The Coast Guard Cutter Polar Star is back at its homeport in Seattle, with its crew of 150, after a 123-day deployment in Antarctica in support of Operation Deep Freeze.
The mission marked the 23rd journey of the nation’s only heavy icebreaker in support of the annual joint military service mission to resupply the US Antarctic stations, in support of the work of the National Science Foundation, the lead agency for the US Antarctic program, and the 63rd iteration of the annual operation.
Now the Polar Star is headed for dry dock for maintenance and repairs in preparation for the next Operation Deep Freeze.

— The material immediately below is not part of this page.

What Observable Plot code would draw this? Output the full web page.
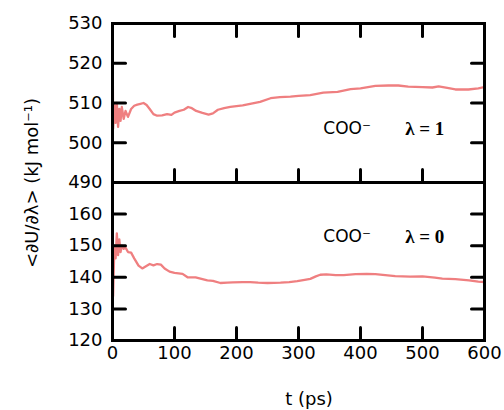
<!DOCTYPE html>
<html>
<head>
<meta charset="utf-8">
<script src="https://cdn.jsdelivr.net/npm/d3@7"></script>
<script src="https://cdn.jsdelivr.net/npm/@observablehq/plot@0.6"></script>
<style>
  html, body { margin: 0; padding: 0; background: #fff; }
  #wrap { position: relative; width: 504px; height: 410px; background: #fff; font-family: "DejaVu Sans", sans-serif; }
  .layer { position: absolute; left: 0; width: 504px; }
  .t { top: 0; height: 183px; }
  .b { top: 181px; height: 229px; }
  #ylab { position: absolute; left: 31px; top: 183px; transform: translate(-50%, -50%) rotate(-90deg); white-space: nowrap; font-size: 18px; color: #000; }
  #xlab { position: absolute; left: 309px; top: 398px; transform: translate(-50%, -50%); white-space: nowrap; font-size: 18px; color: #000; }
</style>
</head>
<body>
<div id="wrap">
  <div id="top" class="layer t"></div>
  <div id="bot" class="layer b"></div>
  <div id="ylab">&lt;∂U/∂λ&gt; (kJ mol⁻¹)</div>
  <div id="xlab">t (ps)</div>
</div>
<script>
// λ = 1 series (top panel)
const tLambda1 = [0, 1, 3, 5, 7, 9, 11, 13, 15, 18, 21, 25, 30, 35, 40, 45, 50, 55, 60, 66, 72, 80, 88, 95, 100, 108, 115, 122, 128, 135, 145, 155, 162, 170, 180, 190, 200, 210, 222, 238, 255, 270, 287, 300, 319, 340, 363, 384, 400, 424, 445, 461, 477, 500, 516, 526, 540, 553, 574, 590, 600];
const uLambda1 = [532, 503.5, 509.5, 505, 510, 504, 508.5, 505.5, 509, 506, 508, 506.5, 508.5, 509.3, 509.6, 509.8, 510, 509.5, 508.5, 507.2, 506.8, 506.9, 507.2, 507.0, 507.6, 508, 508.3, 509, 508.7, 508, 507.5, 507.1, 507.4, 508.3, 508.7, 509, 509.2, 509.4, 509.8, 510.3, 511.2, 511.5, 511.6, 511.8, 512, 512.6, 512.8, 513.5, 513.7, 514.3, 514.4, 514.4, 514.1, 514.0, 513.9, 514.2, 513.8, 513.4, 513.4, 513.7, 514.0];
// λ = 0 series (bottom panel)
const tLambda0 = [0, 1, 3, 5, 7, 9, 11, 13, 15, 18, 21, 25, 30, 35, 42, 48, 54, 60, 66, 72, 78, 84, 92, 100, 113, 121, 134, 153, 162, 174, 185, 194, 210, 222, 235, 250, 271, 285, 298, 310, 319, 328, 335, 345, 360, 373, 392, 410, 424, 440, 456, 480, 500, 520, 532, 553, 575, 590, 600];
const uLambda0 = [169, 134, 150, 146, 153.9, 147, 152, 148, 150, 149, 149.4, 148, 147.8, 146, 143.7, 142.8, 143.5, 144.2, 143.8, 144.2, 144, 142.8, 141.8, 141.4, 141.1, 140.0, 140, 139.0, 138.9, 138.2, 138.3, 138.4, 138.5, 138.5, 138.3, 138.2, 138.3, 138.5, 138.8, 139.2, 139.5, 140.3, 140.8, 140.9, 140.7, 140.7, 141.0, 141.1, 141.0, 140.7, 140.4, 140.2, 140.3, 139.9, 139.6, 139.4, 139.0, 138.6, 138.5];

const xDomain = [0, 600];
const yTopDomain = [490, 530];
const yBotDomain = [120, 170];
const xTickLabels = [0, 100, 200, 300, 400, 500, 600];
const xInnerTicks = [100, 200, 300, 400, 500];
const yTopLabels = [490, 500, 510, 520, 530];
const yTopTicks = [500, 510, 520];
const yBotLabels = [120, 130, 140, 150, 160];
const yBotTicks = [130, 140, 150, 160];

const species = ["COO⁻", "COO⁻"];
const lambdaText = ["λ = 1", "λ = 0"];
const annX = [340, 472];          // t positions of annotations
const annYTop = 503.6;            // value positions of annotations
const annYBot = 152.9;

const lineColor = "#ef7f80";
const TS = 13;

const topData = tLambda1.map((t, i) => ({t, u: uLambda1[i]}));
const botData = tLambda0.map((t, i) => ({t, u: uLambda0[i]}));

// straight stroke shape for vector ticks
const stub = {draw(context, l) { context.moveTo(0, 0); context.lineTo(0, -l); }};

function inwardTicks(yTicks, yDomain, withTop) {
  const o = {length: TS, anchor: "start", shape: stub, stroke: "#000", strokeWidth: 3};
  const m = [
    Plot.vector(yTicks, {x: () => xDomain[0], y: d => d, rotate: 90, ...o}),
    Plot.vector(yTicks, {x: () => xDomain[1], y: d => d, rotate: -90, ...o}),
    Plot.vector(xInnerTicks, {x: d => d, y: () => yDomain[0], rotate: 0, ...o})
  ];
  if (withTop) m.push(Plot.vector(xInnerTicks, {x: d => d, y: () => yDomain[1], rotate: 180, ...o}));
  return m;
}

const common = {
  width: 504,
  marginLeft: 112,
  marginRight: 20,
  style: {fontFamily: "DejaVu Sans, sans-serif", fontSize: "18px", color: "#000", background: "transparent", overflow: "visible"}
};

const topPlot = Plot.plot({
  ...common,
  height: 183, marginTop: 23, marginBottom: 1,
  x: {domain: xDomain, axis: null},
  y: {domain: yTopDomain, axis: null},
  marks: [
    Plot.line(topData, {x: "t", y: "u", stroke: lineColor, strokeWidth: 2.3, clip: true}),
    Plot.text(yTopLabels, {y: d => d, text: d => String(d), frameAnchor: "left", textAnchor: "end", dx: -10, fontSize: 18}),
    Plot.text([species[0]], {x: annX[0], y: annYTop, text: d => d, textAnchor: "start", fontSize: 17, fontFamily: "DejaVu Sans"}),
    Plot.text([lambdaText[0]], {x: annX[1], y: annYTop, text: d => d, textAnchor: "start", fontSize: 19, fontWeight: "bold", fontFamily: "Liberation Serif"}),
    Plot.frame({stroke: "#000", strokeWidth: 3}),
    ...inwardTicks(yTopTicks, yTopDomain, true)
  ]
});

const botPlot = Plot.plot({
  ...common,
  height: 229, marginTop: 1, marginBottom: 70,
  x: {domain: xDomain, axis: null},
  y: {domain: yBotDomain, axis: null},
  marks: [
    Plot.line(botData, {x: "t", y: "u", stroke: lineColor, strokeWidth: 2.3, clip: true}),
    Plot.text(yBotLabels, {y: d => d, text: d => String(d), frameAnchor: "left", textAnchor: "end", dx: -10, fontSize: 18}),
    Plot.text(xTickLabels, {x: d => d, text: d => String(d), frameAnchor: "bottom", lineAnchor: "top", dy: 6, fontSize: 18}),
    Plot.text([species[1]], {x: annX[0], y: annYBot, text: d => d, textAnchor: "start", fontSize: 17, fontFamily: "DejaVu Sans"}),
    Plot.text([lambdaText[1]], {x: annX[1], y: annYBot, text: d => d, textAnchor: "start", fontSize: 19, fontWeight: "bold", fontFamily: "Liberation Serif"}),
    Plot.frame({stroke: "#000", strokeWidth: 3}),
    ...inwardTicks(yBotTicks, yBotDomain, false)
  ]
});

document.getElementById("top").appendChild(topPlot);
document.getElementById("bot").appendChild(botPlot);
</script>
</body>
</html>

The sixth deployment in as many years for the Polar Star involved travel of more than 26,350 miles through the North Pacific, South Pacific, Indian and Southern oceans.
While in the Southern Ocean, the crew travelled through nearly 500 miles of pack ice and broke through 23 miles of fast ice to create a nearly 18-square mile navigable channel to McMurdo Station in Antarctica. Their efforts allowed two resupply vessels and one tanker to travel to McMurdo Station unescorted to refuel and resupply US Antarctic stations.

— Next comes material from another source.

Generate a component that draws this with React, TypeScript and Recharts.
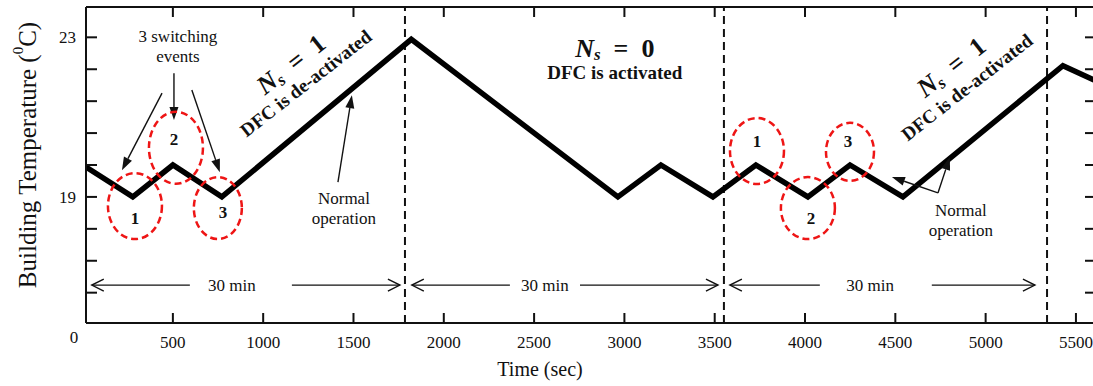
import React from 'react';
import { LineChart, Line, XAxis, YAxis, ReferenceLine, ReferenceDot } from 'recharts';

// ---- data (time in s, building temperature in °C) ----
const times = [19, 278, 500, 771, 1820, 2964, 3202, 3490, 3728, 4016, 4249, 4542, 5428, 5600];
const temps = [19.75, 19.0, 19.8, 19.0, 22.95, 19.0, 19.8, 19.0, 19.8, 19.0, 19.8, 19.0, 22.29, 21.93];
const xTicks = [500, 1000, 1500, 2000, 2500, 3000, 3500, 4000, 4500, 5000, 5500];
const yTicks = [23, 22.2, 21.4, 20.6, 19.8, 19, 18.2, 17.4, 16.6];
const yTickLabels = [23, 19];
const xDomain = [19, 5600];
const yDomain = [15.84, 23.76];
const phaseBoundaries = [1785, 3551, 5340];

// ---- annotations (data coordinates) ----
const eventEllipses = [
  { t: 290, v: 18.77, rx: 27, ry: 33, label: '1', lt: 290, lv: 18.47 },
  { t: 517, v: 20.23, rx: 27, ry: 36, label: '2', lt: 506, lv: 20.43 },
  { t: 749, v: 18.72, rx: 24, ry: 31, label: '3', lt: 777, lv: 18.62 },
  { t: 3734, v: 20.15, rx: 27, ry: 33, label: '1', lt: 3734, lv: 20.4 },
  { t: 4016, v: 18.72, rx: 27, ry: 31, label: '2', lt: 4033, lv: 18.47 },
  { t: 4249, v: 20.13, rx: 24, ry: 29, label: '3', lt: 4238, lv: 20.4 },
];
const plainNotes = [
  { t: 528, v: 23.03, text: '3 switching' },
  { t: 528, v: 22.51, text: 'events' },
  { t: 1447, v: 18.95, text: 'Normal' },
  { t: 1447, v: 18.45, text: 'operation' },
  { t: 4863, v: 18.67, text: 'Normal' },
  { t: 4863, v: 18.17, text: 'operation' },
  { t: 827, v: 16.79, text: '30 min' },
  { t: 2560, v: 16.79, text: '30 min' },
  { t: 4360, v: 16.79, text: '30 min' },
];
const stateNotes = [
  { t: 1153, v: 22.33, n: '1', dt: 1236, dv: 21.85, dfc: 'DFC is de-activated', angle: -38 },
  { t: 2947, v: 22.73, n: '0', dt: 2947, dv: 22.11, dfc: 'DFC is activated', angle: 0 },
  { t: 4808, v: 22.26, n: '1', dt: 4896, dv: 21.75, dfc: 'DFC is de-activated', angle: -38 },
];
const pointerArrows = [
  [440, 21.6, 218, 19.67],
  [506, 22.1, 506, 20.93],
  [605, 21.68, 760, 19.62],
  [1414, 19.37, 1491, 21.55],
  [4736, 19.1, 4481, 19.5],
  [4736, 19.1, 4802, 20.0],
];
const spanArrows = [
  [594, 51], [1159, 1757],
  [2366, 1823], [2754, 3518],
  [4082, 3584], [4702, 5273],
];
const spanLevel = 16.79;

const data = times.map((t, i) => ({ time: t, temp: temps[i] }));

const SERIF = '"Liberation Serif", "Times New Roman", serif';
const INK = '#111';
const RED = '#ee1515';

const none = () => <g />;

const filledArrow = (p: any) => {
  const { x1, y1, x2, y2 } = p;
  const a = Math.atan2(y2 - y1, x2 - x1);
  const L = 13, W = 4.5;
  const bx = x2 - L * Math.cos(a), by = y2 - L * Math.sin(a);
  const px = -Math.sin(a) * W, py = Math.cos(a) * W;
  return (
    <g>
      <line x1={x1} y1={y1} x2={bx} y2={by} stroke={INK} strokeWidth={1.4} />
      <polygon points={`${x2},${y2} ${bx + px},${by + py} ${bx - px},${by - py}`} fill={INK} />
    </g>
  );
};

const openArrow = (p: any) => {
  const { x1, y1, x2, y2 } = p;
  const a = Math.atan2(y2 - y1, x2 - x1);
  const L = 12, W = 6;
  const bx = x2 - L * Math.cos(a), by = y2 - L * Math.sin(a);
  const px = -Math.sin(a) * W, py = Math.cos(a) * W;
  return (
    <g fill="none" stroke={INK} strokeWidth={1.4}>
      <line x1={x1} y1={y1} x2={x2} y2={y2} />
      <polyline points={`${bx + px},${by + py} ${x2},${y2} ${bx - px},${by - py}`} />
    </g>
  );
};

export default function App() {
  return (
    <div style={{ position: 'absolute', left: 0, top: 0, width: 1093, height: 386, overflow: 'hidden', background: '#fff' }}>
      <LineChart width={1100} height={386} data={data} margin={{ top: 6, right: 5, bottom: 62, left: 85 }}>
        <XAxis
          type="number"
          dataKey="time"
          domain={xDomain}
          ticks={xTicks}
          interval={0}
          allowDataOverflow
          height={1}
          tickSize={-10}
          tickMargin={23}
          axisLine={{ stroke: INK, strokeWidth: 2 }}
          tickLine={{ stroke: INK, strokeWidth: 2 }}
          tick={{ fill: INK, fontSize: 17, fontFamily: SERIF }}
        />
        <XAxis
          xAxisId="top"
          orientation="top"
          type="number"
          dataKey="time"
          domain={xDomain}
          ticks={xTicks}
          interval={0}
          allowDataOverflow
          height={1}
          tickSize={-10}
          axisLine={{ stroke: INK, strokeWidth: 2 }}
          tickLine={{ stroke: INK, strokeWidth: 2 }}
          tick={none}
        />
        <YAxis
          type="number"
          domain={yDomain}
          ticks={yTicks}
          interval={0}
          allowDataOverflow
          width={1}
          tickSize={-11}
          tickMargin={21}
          axisLine={{ stroke: INK, strokeWidth: 2 }}
          tickLine={{ stroke: INK, strokeWidth: 2 }}
          tick={{ fill: INK, fontSize: 17, fontFamily: SERIF }}
          tickFormatter={(v: number) => (yTickLabels.includes(v) ? String(v) : '')}
        />
        <YAxis
          yAxisId="right"
          orientation="right"
          type="number"
          domain={yDomain}
          ticks={yTicks}
          interval={0}
          allowDataOverflow
          width={1}
          tickSize={-9}
          axisLine={{ stroke: INK, strokeWidth: 2 }}
          tickLine={{ stroke: INK, strokeWidth: 2 }}
          tick={none}
        />
        {phaseBoundaries.map((t) => (
          <ReferenceLine key={`pb${t}`} x={t} stroke={INK} strokeWidth={2} strokeDasharray="8 5" />
        ))}
        <Line
          type="linear"
          dataKey="temp"
          stroke="#000"
          strokeWidth={5.5}
          strokeLinejoin="miter"
          dot={false}
          activeDot={false}
          isAnimationActive={false}
        />
        {eventEllipses.map((e, i) => (
          <ReferenceDot
            key={`el${i}`}
            x={e.t}
            y={e.v}
            ifOverflow="visible"
            shape={(p: any) => (
              <ellipse cx={p.cx} cy={p.cy} rx={e.rx} ry={e.ry} fill="none" stroke={RED} strokeWidth={2.5} strokeDasharray="7 4" />
            )}
          />
        ))}
        {eventEllipses.map((e, i) => (
          <ReferenceDot
            key={`en${i}`}
            x={e.lt}
            y={e.lv}
            ifOverflow="visible"
            shape={(p: any) => (
              <text x={p.cx} y={p.cy} textAnchor="middle" dominantBaseline="central" fontFamily={SERIF} fontWeight="bold" fontSize={17} fill={INK}>
                {e.label}
              </text>
            )}
          />
        ))}
        {plainNotes.map((n, i) => (
          <ReferenceDot
            key={`pn${i}`}
            x={n.t}
            y={n.v}
            ifOverflow="visible"
            shape={(p: any) => (
              <text x={p.cx} y={p.cy} textAnchor="middle" dominantBaseline="central" fontFamily={SERIF} fontSize={17} fill={INK}>
                {n.text}
              </text>
            )}
          />
        ))}
        {stateNotes.map((s, i) => (
          <ReferenceDot
            key={`sn${i}`}
            x={s.t}
            y={s.v}
            ifOverflow="visible"
            shape={(p: any) => (
              <text
                x={p.cx}
                y={p.cy}
                textAnchor="middle"
                dominantBaseline="central"
                fontFamily={SERIF}
                fontWeight="bold"
                fontSize={26}
                fill={INK}
                transform={`rotate(${s.angle} ${p.cx} ${p.cy})`}
              >
                <tspan fontStyle="italic">N</tspan>
                <tspan fontStyle="italic" fontSize={17} dy={6}>s</tspan>
                <tspan dy={-6}>{'\u2002=\u2002' + s.n}</tspan>
              </text>
            )}
          />
        ))}
        {stateNotes.map((s, i) => (
          <ReferenceDot
            key={`sd${i}`}
            x={s.dt}
            y={s.dv}
            ifOverflow="visible"
            shape={(p: any) => (
              <text
                x={p.cx}
                y={p.cy}
                textAnchor="middle"
                dominantBaseline="central"
                fontFamily={SERIF}
                fontWeight="bold"
                fontSize={19}
                fill={INK}
                transform={`rotate(${s.angle} ${p.cx} ${p.cy})`}
              >
                {s.dfc}
              </text>
            )}
          />
        ))}
        {pointerArrows.map((a, i) => (
          <ReferenceLine
            key={`pa${i}`}
            segment={[{ x: a[0], y: a[1] }, { x: a[2], y: a[3] }]}
            ifOverflow="visible"
            shape={filledArrow}
          />
        ))}
        {spanArrows.map((a, i) => (
          <ReferenceLine
            key={`sa${i}`}
            segment={[{ x: a[0], y: spanLevel }, { x: a[1], y: spanLevel }]}
            ifOverflow="visible"
            shape={openArrow}
          />
        ))}
      </LineChart>
      <svg width={1093} height={386} style={{ position: 'absolute', left: 0, top: 0, pointerEvents: 'none' }}>
        <text x={74} y={343} textAnchor="middle" fontFamily={SERIF} fontSize={17} fill={INK}>0</text>
        <text x={540} y={376} textAnchor="middle" fontFamily={SERIF} fontSize={20} fill={INK}>Time (sec)</text>
        <text
          x={27}
          y={155}
          textAnchor="middle"
          dominantBaseline="central"
          fontFamily={SERIF}
          fontSize={25}
          fill={INK}
          transform="rotate(-90 27 155)"
        >
          Building Temperature (<tspan fontSize={15} dy={-9}>0</tspan><tspan dy={9}>C)</tspan>
        </text>
      </svg>
    </div>
  );
}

The Coast Guard said its 2020 operation required construction of a temporary, modular mobile causeway to replace an ice pier, which disintegrated during Operation Deep Freeze 2018-2019.
Three resupply ships this year needed 23 days to offload 19.6 million pounds of cargo and 7.6 million gallons of fuel, more than double the capacity of previous years. That was enough fuel and critical supplies to sustain NSF operations until the Polar Star returns in 2021.
The cargo included construction materials for a five-year, $460 million Antarctica Infrastructure Modernization for Science project to recapitalize McMurdo Station, South Pole Station and other American outposts on the continent.
Coast Guard officials noted that the United States continues to promote Antarctica’s status as a continent reserved for peace and science in accordance with provisions of the Antarctic Treaty of 1959.
Plans are in progress for a new heavy icebreaker. In April 2019, the Coast Guard awarded VT Halter Marine Inc. of Pascagoula, MI, a contract for design and construction of the Coast Guard’s lead polar security cutter, also to be homeported in Seattle. That contract includes options for construction of two additional polar security cutters.